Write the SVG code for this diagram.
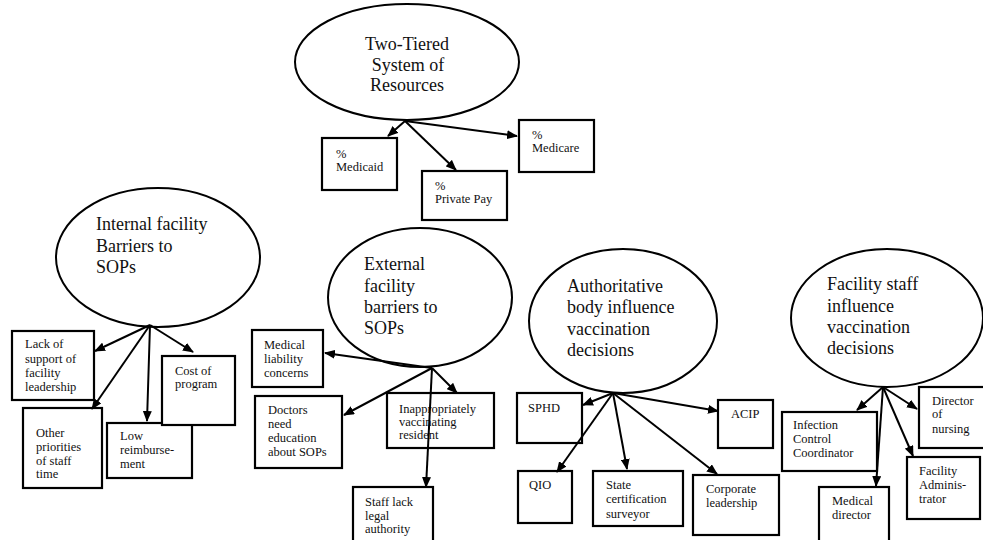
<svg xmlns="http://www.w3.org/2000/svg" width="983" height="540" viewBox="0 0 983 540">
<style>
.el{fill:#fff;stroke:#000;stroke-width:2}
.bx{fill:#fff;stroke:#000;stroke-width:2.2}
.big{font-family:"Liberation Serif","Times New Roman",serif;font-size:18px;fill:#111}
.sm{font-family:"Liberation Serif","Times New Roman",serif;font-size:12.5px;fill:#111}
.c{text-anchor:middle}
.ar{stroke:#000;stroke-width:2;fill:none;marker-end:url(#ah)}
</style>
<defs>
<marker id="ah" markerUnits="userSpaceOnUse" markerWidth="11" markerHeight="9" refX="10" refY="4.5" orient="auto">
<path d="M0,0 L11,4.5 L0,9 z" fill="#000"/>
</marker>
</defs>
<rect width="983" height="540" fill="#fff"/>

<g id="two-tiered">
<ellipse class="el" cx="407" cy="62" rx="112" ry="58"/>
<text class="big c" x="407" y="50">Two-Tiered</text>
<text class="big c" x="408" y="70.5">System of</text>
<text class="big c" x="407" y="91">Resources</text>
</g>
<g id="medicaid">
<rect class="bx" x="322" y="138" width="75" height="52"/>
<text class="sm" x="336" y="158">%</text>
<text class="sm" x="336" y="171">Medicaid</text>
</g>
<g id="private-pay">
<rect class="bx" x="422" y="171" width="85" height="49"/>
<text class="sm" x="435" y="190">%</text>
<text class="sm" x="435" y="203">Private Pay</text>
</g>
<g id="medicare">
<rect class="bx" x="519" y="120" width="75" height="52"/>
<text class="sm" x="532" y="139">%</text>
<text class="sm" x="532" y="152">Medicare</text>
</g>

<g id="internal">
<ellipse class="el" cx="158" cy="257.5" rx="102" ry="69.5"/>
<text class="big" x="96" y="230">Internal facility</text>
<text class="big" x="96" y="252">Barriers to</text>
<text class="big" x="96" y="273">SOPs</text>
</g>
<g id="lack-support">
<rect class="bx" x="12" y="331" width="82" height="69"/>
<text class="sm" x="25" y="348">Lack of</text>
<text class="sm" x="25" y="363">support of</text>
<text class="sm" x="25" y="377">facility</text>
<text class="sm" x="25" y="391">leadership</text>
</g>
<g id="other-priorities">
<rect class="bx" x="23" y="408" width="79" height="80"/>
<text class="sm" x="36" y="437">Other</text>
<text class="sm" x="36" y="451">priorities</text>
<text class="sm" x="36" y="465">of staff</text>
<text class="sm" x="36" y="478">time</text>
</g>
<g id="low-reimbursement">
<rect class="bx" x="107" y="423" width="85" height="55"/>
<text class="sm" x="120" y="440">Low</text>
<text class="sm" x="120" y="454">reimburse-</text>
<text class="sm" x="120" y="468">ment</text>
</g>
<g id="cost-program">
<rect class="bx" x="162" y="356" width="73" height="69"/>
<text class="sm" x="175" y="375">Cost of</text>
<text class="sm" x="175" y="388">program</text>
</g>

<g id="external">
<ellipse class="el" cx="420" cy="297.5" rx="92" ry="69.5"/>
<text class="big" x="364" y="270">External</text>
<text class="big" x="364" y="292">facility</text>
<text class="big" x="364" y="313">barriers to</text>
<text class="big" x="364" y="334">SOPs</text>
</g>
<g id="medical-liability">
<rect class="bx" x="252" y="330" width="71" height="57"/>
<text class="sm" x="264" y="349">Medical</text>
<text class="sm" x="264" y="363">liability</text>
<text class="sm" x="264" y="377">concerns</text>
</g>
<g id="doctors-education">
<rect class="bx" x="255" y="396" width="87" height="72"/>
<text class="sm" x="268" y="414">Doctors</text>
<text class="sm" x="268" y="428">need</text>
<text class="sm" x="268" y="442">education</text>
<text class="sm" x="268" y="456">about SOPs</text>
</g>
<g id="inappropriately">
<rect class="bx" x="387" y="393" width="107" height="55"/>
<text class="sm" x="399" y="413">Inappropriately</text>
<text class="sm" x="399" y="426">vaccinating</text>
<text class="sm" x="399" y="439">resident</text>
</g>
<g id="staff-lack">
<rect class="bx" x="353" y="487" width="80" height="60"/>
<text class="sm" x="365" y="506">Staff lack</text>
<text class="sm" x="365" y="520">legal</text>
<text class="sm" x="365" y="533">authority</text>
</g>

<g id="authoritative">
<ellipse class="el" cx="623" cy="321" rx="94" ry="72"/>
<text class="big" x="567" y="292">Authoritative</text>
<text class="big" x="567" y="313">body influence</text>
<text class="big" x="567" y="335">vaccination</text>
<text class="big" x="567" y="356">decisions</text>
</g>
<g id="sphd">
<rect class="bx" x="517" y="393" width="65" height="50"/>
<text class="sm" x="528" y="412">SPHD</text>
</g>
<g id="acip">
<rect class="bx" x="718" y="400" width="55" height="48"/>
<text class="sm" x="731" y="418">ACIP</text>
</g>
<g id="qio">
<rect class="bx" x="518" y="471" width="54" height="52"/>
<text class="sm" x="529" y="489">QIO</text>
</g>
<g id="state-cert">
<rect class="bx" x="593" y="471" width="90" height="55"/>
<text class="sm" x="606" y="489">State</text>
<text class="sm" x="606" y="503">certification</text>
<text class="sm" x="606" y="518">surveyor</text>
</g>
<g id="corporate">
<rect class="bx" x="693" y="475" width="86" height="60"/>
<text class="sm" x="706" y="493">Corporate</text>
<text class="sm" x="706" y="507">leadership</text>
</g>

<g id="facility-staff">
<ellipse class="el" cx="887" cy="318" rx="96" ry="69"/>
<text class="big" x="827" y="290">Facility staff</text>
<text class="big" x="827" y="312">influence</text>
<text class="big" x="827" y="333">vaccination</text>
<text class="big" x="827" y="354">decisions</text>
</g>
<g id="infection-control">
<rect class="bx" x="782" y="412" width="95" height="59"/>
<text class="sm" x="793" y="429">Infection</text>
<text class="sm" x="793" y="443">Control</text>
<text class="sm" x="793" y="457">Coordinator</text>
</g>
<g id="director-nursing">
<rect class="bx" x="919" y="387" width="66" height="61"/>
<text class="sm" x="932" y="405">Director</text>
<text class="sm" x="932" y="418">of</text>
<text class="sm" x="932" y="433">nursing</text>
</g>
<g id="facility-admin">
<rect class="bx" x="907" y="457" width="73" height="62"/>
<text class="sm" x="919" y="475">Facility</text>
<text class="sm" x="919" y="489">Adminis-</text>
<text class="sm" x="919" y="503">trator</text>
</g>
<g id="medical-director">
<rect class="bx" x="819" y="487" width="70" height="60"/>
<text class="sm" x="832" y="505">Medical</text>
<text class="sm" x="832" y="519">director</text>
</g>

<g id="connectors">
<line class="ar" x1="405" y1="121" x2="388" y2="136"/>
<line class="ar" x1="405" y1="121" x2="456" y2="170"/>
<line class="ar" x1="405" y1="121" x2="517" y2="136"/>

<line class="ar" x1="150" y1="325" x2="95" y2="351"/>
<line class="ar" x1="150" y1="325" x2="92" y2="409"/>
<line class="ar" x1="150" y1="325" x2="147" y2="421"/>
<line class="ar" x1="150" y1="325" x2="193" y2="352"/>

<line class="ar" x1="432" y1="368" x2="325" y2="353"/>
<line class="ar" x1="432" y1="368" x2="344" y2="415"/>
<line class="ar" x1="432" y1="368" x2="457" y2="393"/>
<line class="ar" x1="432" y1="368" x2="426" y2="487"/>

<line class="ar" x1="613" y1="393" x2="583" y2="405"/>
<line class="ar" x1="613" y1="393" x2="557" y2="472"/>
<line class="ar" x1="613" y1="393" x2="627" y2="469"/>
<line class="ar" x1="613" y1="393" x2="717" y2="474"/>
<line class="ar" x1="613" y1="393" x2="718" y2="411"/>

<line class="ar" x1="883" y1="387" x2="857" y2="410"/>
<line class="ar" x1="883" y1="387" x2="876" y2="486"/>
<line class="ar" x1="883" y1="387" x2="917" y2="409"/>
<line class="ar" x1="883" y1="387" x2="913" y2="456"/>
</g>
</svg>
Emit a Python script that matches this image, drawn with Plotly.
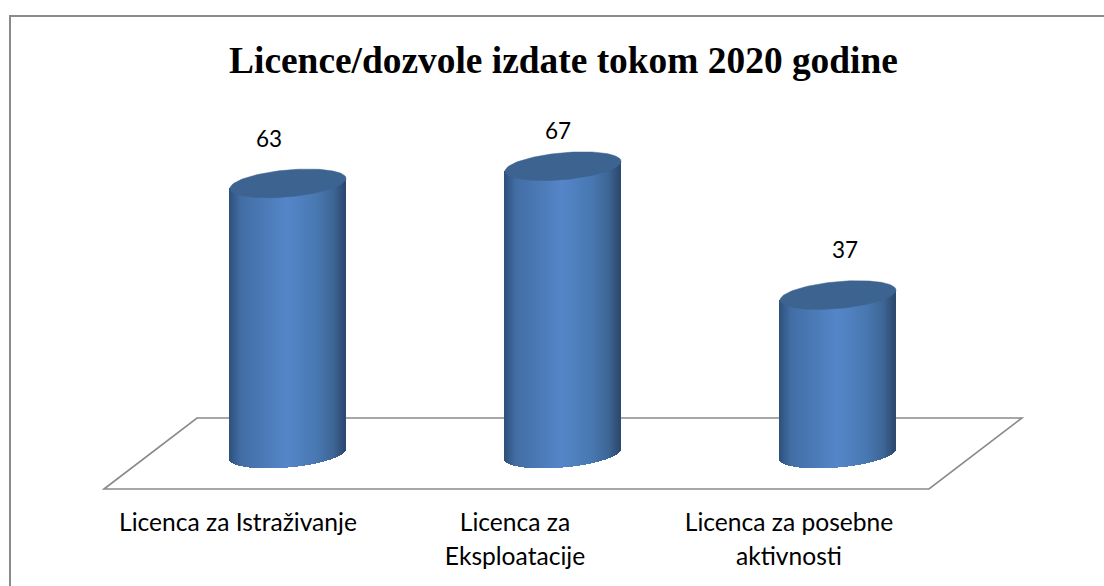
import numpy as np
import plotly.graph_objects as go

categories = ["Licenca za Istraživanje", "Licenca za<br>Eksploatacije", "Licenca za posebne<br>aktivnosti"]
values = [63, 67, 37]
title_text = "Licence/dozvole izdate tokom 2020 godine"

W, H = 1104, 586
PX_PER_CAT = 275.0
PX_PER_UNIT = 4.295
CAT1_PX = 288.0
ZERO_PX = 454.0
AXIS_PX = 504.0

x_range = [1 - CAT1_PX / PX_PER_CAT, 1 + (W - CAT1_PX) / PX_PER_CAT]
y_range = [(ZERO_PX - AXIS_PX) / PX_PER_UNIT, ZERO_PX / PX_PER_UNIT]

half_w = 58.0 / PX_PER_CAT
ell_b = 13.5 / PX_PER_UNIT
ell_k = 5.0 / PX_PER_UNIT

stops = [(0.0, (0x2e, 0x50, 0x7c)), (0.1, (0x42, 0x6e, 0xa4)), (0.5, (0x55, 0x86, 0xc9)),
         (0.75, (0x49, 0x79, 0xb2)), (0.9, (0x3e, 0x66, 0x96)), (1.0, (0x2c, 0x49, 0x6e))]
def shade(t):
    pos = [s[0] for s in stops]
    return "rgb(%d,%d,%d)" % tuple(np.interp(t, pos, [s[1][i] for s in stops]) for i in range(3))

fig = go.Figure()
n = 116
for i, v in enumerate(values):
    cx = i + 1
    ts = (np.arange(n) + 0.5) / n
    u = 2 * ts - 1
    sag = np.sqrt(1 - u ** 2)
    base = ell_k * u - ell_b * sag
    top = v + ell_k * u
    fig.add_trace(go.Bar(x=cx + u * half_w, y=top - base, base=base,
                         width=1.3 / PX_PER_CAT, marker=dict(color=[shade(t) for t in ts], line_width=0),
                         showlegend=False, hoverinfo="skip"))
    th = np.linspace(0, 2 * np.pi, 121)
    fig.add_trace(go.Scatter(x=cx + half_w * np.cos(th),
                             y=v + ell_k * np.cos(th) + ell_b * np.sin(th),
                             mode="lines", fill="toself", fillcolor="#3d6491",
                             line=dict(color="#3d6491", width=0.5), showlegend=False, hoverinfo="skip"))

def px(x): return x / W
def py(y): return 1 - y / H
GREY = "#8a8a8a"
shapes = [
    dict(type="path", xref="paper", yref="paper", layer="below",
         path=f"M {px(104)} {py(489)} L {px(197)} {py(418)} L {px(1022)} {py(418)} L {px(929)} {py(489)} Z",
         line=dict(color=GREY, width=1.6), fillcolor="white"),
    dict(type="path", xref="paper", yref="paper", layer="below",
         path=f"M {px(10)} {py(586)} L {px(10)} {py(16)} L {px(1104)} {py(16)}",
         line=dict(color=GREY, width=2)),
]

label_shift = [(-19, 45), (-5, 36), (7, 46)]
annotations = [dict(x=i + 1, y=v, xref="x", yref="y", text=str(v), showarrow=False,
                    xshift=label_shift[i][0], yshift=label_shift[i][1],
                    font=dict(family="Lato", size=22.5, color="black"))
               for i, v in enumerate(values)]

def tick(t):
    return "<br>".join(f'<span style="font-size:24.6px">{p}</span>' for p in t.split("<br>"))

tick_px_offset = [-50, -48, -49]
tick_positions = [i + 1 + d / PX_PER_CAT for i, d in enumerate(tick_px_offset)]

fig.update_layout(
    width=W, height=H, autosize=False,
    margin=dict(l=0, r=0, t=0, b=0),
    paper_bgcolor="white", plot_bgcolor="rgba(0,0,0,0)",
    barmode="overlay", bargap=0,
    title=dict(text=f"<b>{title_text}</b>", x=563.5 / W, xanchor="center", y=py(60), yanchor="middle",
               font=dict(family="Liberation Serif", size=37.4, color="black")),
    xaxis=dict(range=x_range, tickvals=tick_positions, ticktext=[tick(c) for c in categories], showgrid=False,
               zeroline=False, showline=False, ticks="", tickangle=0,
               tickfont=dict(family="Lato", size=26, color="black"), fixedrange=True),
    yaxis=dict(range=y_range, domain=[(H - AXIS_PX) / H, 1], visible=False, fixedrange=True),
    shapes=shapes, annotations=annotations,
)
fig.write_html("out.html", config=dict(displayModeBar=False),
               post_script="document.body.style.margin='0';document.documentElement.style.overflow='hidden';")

The problem
Take every line containing the word "this" and copy it.

Answer to the problem
Write the SVG code for this diagram.
Emit a Python script that matches this image, drawn with Plotly.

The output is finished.